By Jean Christou
THE U.N. Security Council has formally welcomed next month’s planned face- to-face meeting between President Glafcos Clerides and Turkish Cypriot leader Rauf Denktash, saying it hoped fruitful negotiations would lead to a settlement.
Clerides and Denktash agreed on December 4 that they would resume direct talks in an attempt reach a settlement by June 2002.
” Council members welcome this and other positive developments, and hope that progress will be achieved at the negotiating table, resulting in a comprehensive settlement,”said a statement read by Mali Ambassador Moctar Ouane, this month’s Security Council president.
Pressure to reach a solution has been reinforced by Cyprus’ looming EU accession.
In Brussels, Foreign Minister Yiannakis Cassoulides said that if no comprehensive settlement were reached by June 2002, after six months of direct talks, it would mean the negotiations had no meaning. ” We will not allow it to be protracted up to December 2002, in order to avoid endangering Cyprus’ accession course,”Cassoulides said.

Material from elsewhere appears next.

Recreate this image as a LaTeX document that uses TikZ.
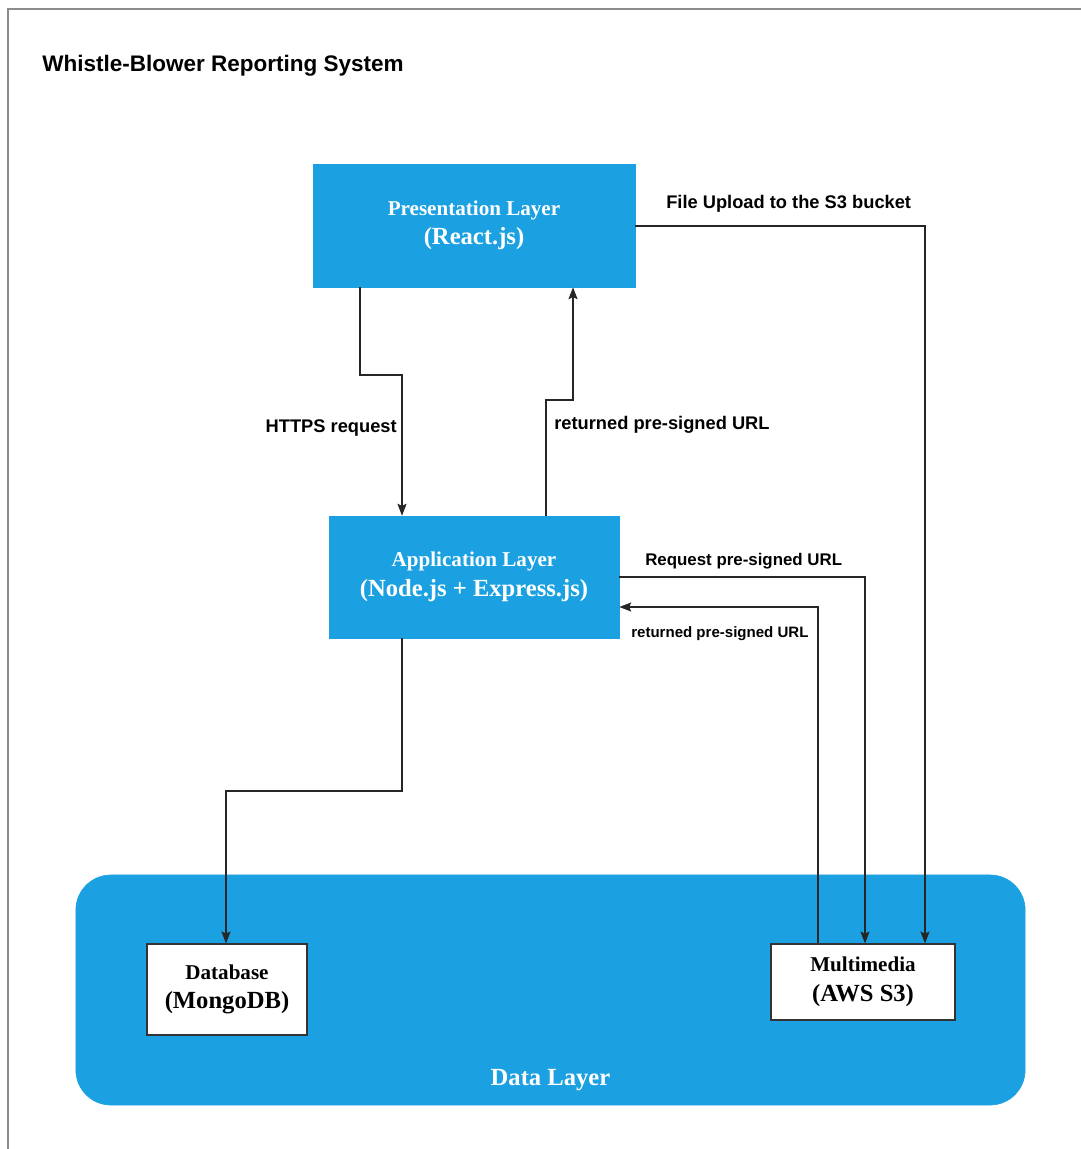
\documentclass[tikz,border=0pt]{standalone}
\usepackage{fontspec}
\setmainfont{Liberation Serif}
\newfontfamily\arialfont{Liberation Sans}
\usetikzlibrary{arrows.meta}

\definecolor{layerblue}{RGB}{27,161,226}

\begin{document}
\begin{tikzpicture}[x=0.025cm,y=-0.025cm,
    layer/.style={fill=layerblue, draw=layerblue, text=white, font=\bfseries\fontsize{17.5}{21}\selectfont, align=center},
    store/.style={fill=white, draw=black!80, line width=0.8pt, font=\bfseries\fontsize{17.5}{21}\selectfont, align=center},
    link/.style={draw=black!85, line width=0.8pt, -{Stealth[length=8.5pt,width=6.5pt,inset=1.5pt]}},
    lbl/.style={font=\arialfont\bfseries\fontsize{13}{15}\selectfont, inner sep=0pt}]
  \useasboundingbox (0,0) rectangle (1080,1149);
  \draw[black!45, line width=1.4pt] (8,1160) -- (8,9) -- (1090,9);
  \node[lbl, anchor=west, font=\arialfont\bfseries\fontsize{16}{18}\selectfont] (title) at (42,66) {Whistle-Blower Reporting System};

  \node[layer, minimum width=8.05cm, minimum height=3.075cm] (pres) at (474,225.5)
    {{\fontsize{15}{21}\selectfont Presentation Layer}\\(React.js)};
  \node[layer, minimum width=7.25cm, minimum height=3.05cm] (app) at (474,577)
    {{\fontsize{15}{21}\selectfont Application Layer}\\(Node.js + Express.js)};
  \node[layer, rounded corners=0.875cm, minimum width=23.725cm, minimum height=5.75cm,
    label={[text=white, font=\bfseries\fontsize{17.5}{20}\selectfont, anchor=center, label distance=-0.62cm]south:Data Layer}] (data) at (550.5,990) {};
  \node[store, minimum width=4cm, minimum height=2.275cm] (db) at (227,989.5)
    {{\fontsize{15}{21}\selectfont Database}\\(MongoDB)};
  \node[store, minimum width=4.6cm, minimum height=1.9cm] (s3) at (863,982)
    {{\fontsize{15}{21}\selectfont Multimedia}\\(AWS S3)};

  \coordinate (h1) at (360,375);
  \coordinate (h2) at (402,375);
  \coordinate (r1) at (546,400);
  \coordinate (r2) at (573,400);
  \coordinate (f1) at (925,226);
  \coordinate (q1) at (865,577);
  \coordinate (u1) at (818,607);
  \coordinate (d1) at (402,791);
  \coordinate (d2) at (226,791);

  \draw[link] (pres.south -| h1) -- (h1) -- (h2) -- (h2 |- app.north);
  \draw[link] (app.north -| r1) -- (r1) -- (r2) -- (r2 |- pres.south);
  \draw[link] (pres.east |- f1) -- (f1) -- (f1 |- s3.north);
  \draw[link] (app.east |- q1) -- (q1) -- (q1 |- s3.north);
  \draw[link] (s3.north -| u1) -- (u1) -- (u1 -| app.east);
  \draw[link] (app.south -| d1) -- (d1) -- (d2) -- (d2 |- db.north);

  \node[lbl, anchor=east] (https) at (397,428) {HTTPS request};
  \node[lbl, anchor=west] (urlup) at (554,425) {returned pre-signed URL};
  \node[lbl, anchor=west] (upload) at (666,204) {File Upload to the S3 bucket};
  \node[lbl, anchor=west, font=\arialfont\bfseries\fontsize{12}{14}\selectfont] (request) at (645,561) {Request pre-signed URL};
  \node[lbl, anchor=west, font=\arialfont\bfseries\fontsize{10.7}{13}\selectfont] (urldown) at (631,634) {returned pre-signed URL};
\end{tikzpicture}
\end{document}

But he warned against back-door partition through confederation: ” We cannot accept that this island can be partitioned by designating one part as belonging to the Turks and the other part belonging to the Greeks,” he added. “We can accept the Swiss system in its totality and the Belgium system as well.”
Referring to the December 4 agreement to resume talks, Cassoulides said Denktash was either being sincere about negotiating or was making a tactical move.
“If he is sincere, of course, he will find President Clerides equally sincere and prepared and ready for a compromise within the spirit of give- and-take,” he said. And he added that, if Denktash had made a tactical move, it was to avoid external and internal pressure and to drag out negotiations in order to find an excuse to stop Cyprus’ EU accession or to lead the talks to failure, with both sides sharing the blame.
“The Turks now want EU screening; they most probably won’t get it but they want to cash in somehow. They want money, I am sure they will get something, ” Cassoulides said. “We don’t care about this but we do care to get a settlement in Cyprus.”
UN Secretary-general Kofi Annan regards the start of direct talks as a “positive development” and hopes negotiations will take place in good faith and lead to a comprehensive settlement.
In a letter to the President of the Security Council, Annan informed members that talks would start on January 16, 2002 at his invitation in the exercise of his mission of good offices.
“This agreement is a positive development and I would like to hope that, as they have agreed, they will negotiate in good faith until they achieve a comprehensive settlement,” he said in his letter dated December 10, which circulated Wednesday as an official UN document.